Do Universalists believe God just put us on earth to be puppets? If God hasn’t given us free will to decide on accepting Him for salvation, aren’t we on earth to be nothing more than puppets? If that’s true from a Universalist’s point of view, is God making some humans do horrible things on earth?
Do Universalists believe God just put us on earth to be puppets?
I certainly don’t believe God put us here to be puppets. And I don’t know a single Christian Universalist who thinks God did.
If God hasn’t given us free will to decide on accepting Him for salvation, aren’t we on earth to be nothing more than puppets?
Christian Universalism in no way denies free will. Everyone has the ability to accept or reject God’s call. The Christian Universalist simply asserts that, in the end, all will freely choose God. And they find many passages in the Bible to support this.
I suspect you are making the faulty assumption that if everyone makes the same choice, then the choice wasn’t free. This is clearly false. We all choose to eat, drink, and breathe, yet no one denies free will based on that.
To this you might respond, “But eventually hunger will force a person to eat and thirst will force a person to drink. Under those circumstances it is not a free choice. Likewise, those brought to a point where they must choose God did not make a free choice. They were compelled to choose God.”
If this is your definition of freedom -- the ability to choose contrary to one’s nature without consequence for all time -- then I’m afraid no one has free will. We all operate within the confines of human nature, and built into human nature is the need to commune with and love God.
We can turn away from God, but we will always need Him. We cannot shed that need like a snake sheds its skin. It will always drive us back to Him like hunger and thirst drives us to food and water. So in that sense we are not free, no one is exempt from this compulsion. It is built into us. The more we turn away from God, the more pain we feel.

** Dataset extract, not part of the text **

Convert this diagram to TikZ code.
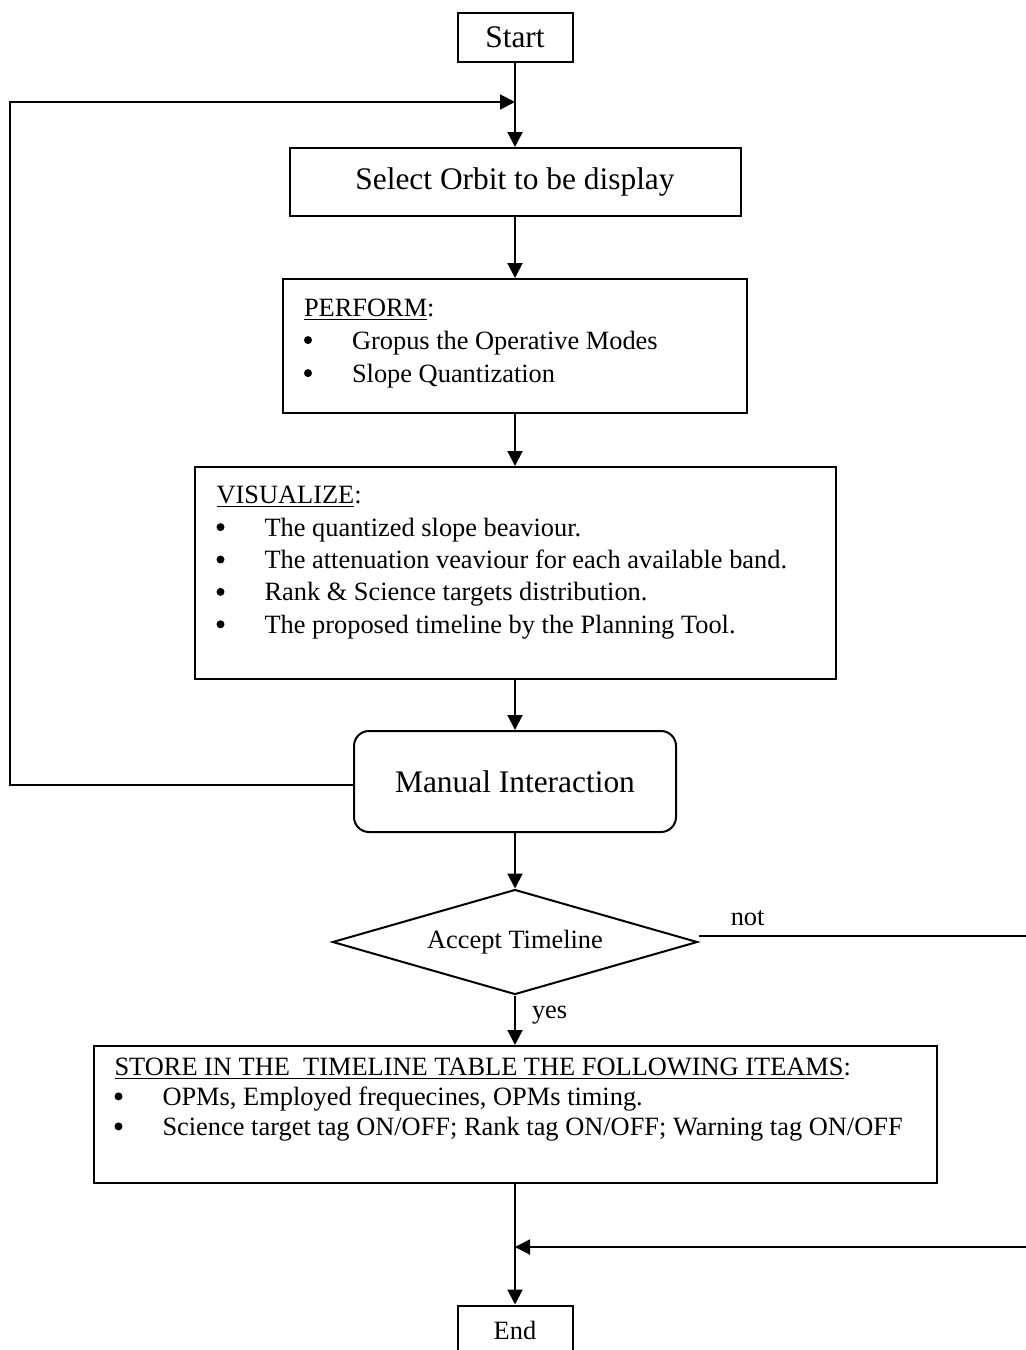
\documentclass[tikz,border=0pt]{standalone}
\usepackage{fontspec}
\setmainfont{Liberation Serif}
\usetikzlibrary{arrows.meta,positioning,shapes.geometric}

\tikzset{
  stepbox/.style={draw, line width=1pt, inner sep=0pt},
  bigfont/.style={font=\fontsize{15.7pt}{19pt}\selectfont},
  link/.style={line width=1pt, -{Triangle[width=7.5pt,length=7.5pt]}},
  plainline/.style={line width=1pt},
}
\newcommand{\bitem}[1]{\mbox{\makebox[24pt][l]{\tikz[baseline=-4.5pt]\fill (3pt,0pt) circle[radius=2pt];}#1}}

\begin{document}
\begin{tikzpicture}[x=0.5pt, y=-0.5pt, font=\fontsize{13.2pt}{16.2pt}\selectfont]
  \useasboundingbox (0,0) rectangle (1026,1350);

  % boxes of the flow
  \node[stepbox, bigfont, minimum width=57.5pt, minimum height=24.5pt] (start) at (515,37.5) {Start};
  \node[stepbox, bigfont, minimum width=225.5pt, minimum height=34pt] (select) at (515,182) {Select Orbit to be display};
  \node[stepbox, anchor=north, inner xsep=10.5pt, inner ysep=7pt] (perform) at (515,278) {%
    \parbox[t][53pt][t]{211pt}{\fontsize{13.2pt}{16.5pt}\selectfont
      \strut\underline{PERFORM}:\\
      \bitem{Gropus the Operative Modes}\\
      \bitem{Slope Quantization}}};
  \node[stepbox, anchor=north, inner xsep=11pt, inner ysep=7pt] (visual) at (515,466) {%
    \parbox[t][92pt][t]{298.5pt}{\fontsize{13.2pt}{16.2pt}\selectfont
      \strut\underline{VISUALIZE}:\\
      \bitem{The quantized slope beaviour.}\\
      \bitem{The attenuation veaviour for each available band.}\\
      \bitem{Rank \& Science targets distribution.}\\
      \bitem{The proposed timeline by the Planning Tool.}}};
  \node[stepbox, bigfont, rounded corners=7.5pt, minimum width=161pt, minimum height=50.5pt] (manual) at (515,781.5) {Manual Interaction};
  \node[stepbox, diamond, aspect=3.5, minimum width=182.5pt, minimum height=52.5pt] (accept) at (515,942) {Accept Timeline};
  \node[stepbox, anchor=north, inner xsep=10.5pt, inner ysep=4.2pt] (store) at (515,1045) {%
    \parbox[t][60.1pt][t]{400.5pt}{\fontsize{13.2pt}{15pt}\selectfont
      \strut\underline{STORE IN THE\ \ TIMELINE TABLE THE FOLLOWING ITEAMS}:\\
      \bitem{OPMs, Employed frequecines, OPMs timing.}\\
      \bitem{Science target tag ON/OFF; Rank tag ON/OFF; Warning tag ON/OFF}}};
  \node[stepbox, minimum width=57.5pt, minimum height=24.5pt] (finish) at (515,1330) {End};

  % free ends
  \coordinate (loopin) at (515,102);
  \coordinate (loopx) at (10,0);
  \coordinate (notx) at (1026,0);
  \coordinate (backin) at (1026,1247);

  % connectors
  \draw[link] (start) -- (select);
  \draw[link] (select) -- (perform);
  \draw[link] (perform) -- (visual);
  \draw[link] (visual) -- (manual);
  \draw[link] (manual) -- (accept);
  \draw[link] (accept) -- node[pos=0.39, right=8pt, inner sep=0pt] {yes} (store);
  \draw[link] (store) -- (finish);
  \draw[link] ([yshift=-1.5pt]manual.west) -- ([yshift=-1.5pt]manual.west -| loopx) |- (loopin);
  \draw[plainline] ([yshift=3pt]accept.east) -- node[pos=0.15, above=4.5pt, inner sep=0pt] {not} ([yshift=3pt]accept.east -| notx);
  \draw[link] (backin) -- (backin -| finish.north);
\end{tikzpicture}
\end{document}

Choosing God when in pain is no less free than choosing food when we are hungry.
If that’s true from a Universalist’s point of view, is God making some humans do horrible things on earth?
Again, Christian Universalism doesn’t deny free will. It only denies that anyone will use their free will to reject God for forever. God isn’t making anyone do anything horrible. We do it to ourselves when we use our free will to turn away from God. So, no, we are not puppets -- far from it.